The Pros and the Cons
In the month of June, the company's comparable store sales were up 3.4%. Now that's not huge, but it is positive, and in this environment that is a plus. Walgreen also compares favorably to another big name, Rite Aid (NYSE:RAD). In fact, Rite Aid, saw its same-store sales numbers decline by 0.6% in June. (Same store sales is one of the metrics used to analyze retail socks, learn more in our article Analyzing Retail Stocks.)
However, it's not all good news for Walgreen when it comes to the near term.

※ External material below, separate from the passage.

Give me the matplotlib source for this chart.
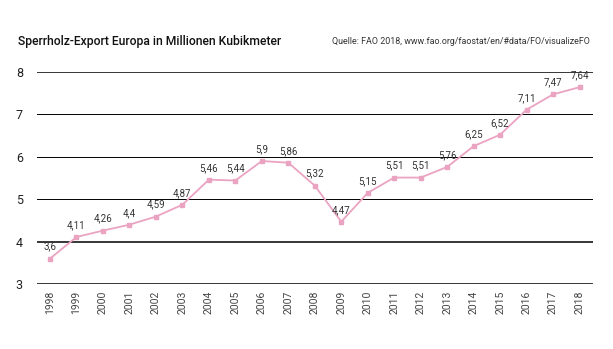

For example, a quick look at the earnings estimate trend reveals that the company's estimate for this year has actually come down a nickel over the last 30 days from $2.05 to $2. That's hardly the company's death knell, but it shouldn't be overlooked. In comparison, the estimate for Rite Aid for the current year has gone from a loss of 42 cents to a loss of 46 cents over the last 30 days. And the average estimate for the current year for CVS (NYSE:CVS) has stayed level at $2.45 over the last 30 days. Meanwhile, the estimate for the current year for Wal-Mart (NYSE:WMT), which fills prescriptions and sells a lot of the same merchandise as the drugstores, is at $3.54 a share, where it was 30 days ago. Finally, the estimate for Target (NYSE:TGT) for the current year is at $2.83.
I think it's also important to mention that Walgreen trades at about 14.8 times this year's estimate, which isn't too outrageous given what I perceive to be its longer-term prospects. However, given the estimate trend and an extremely fickle consumer in the coming six months or so, the company is not as cheap as I'd like right now. Ideally, I'd like to hop aboard at around 12 times the current year estimate (a $2 profit), which would imply a price in the mid-$20 range.
Possible Changes in the Near-Term
If evidence emerges that our economy is indeed headed for that highly elusive V-shaped recovery, I might be more bullish on the stock. I'd also like to see insiders aggressively buying in the open market. While insider buying is no guarantee of future success, it would make me feel more comfortable with this as an entry point. (Insider transactions can reveal much about a stock, learn more in our article Keeping an Eye on the Activities of Insiders and Institutions.)
Long-term I'm still a bull on the drugstores and Walgreen is at the top my favorites list. However, I do want to point out that the near-term could be quite bumpy and that it's possible there could end up being a better entry point down the road.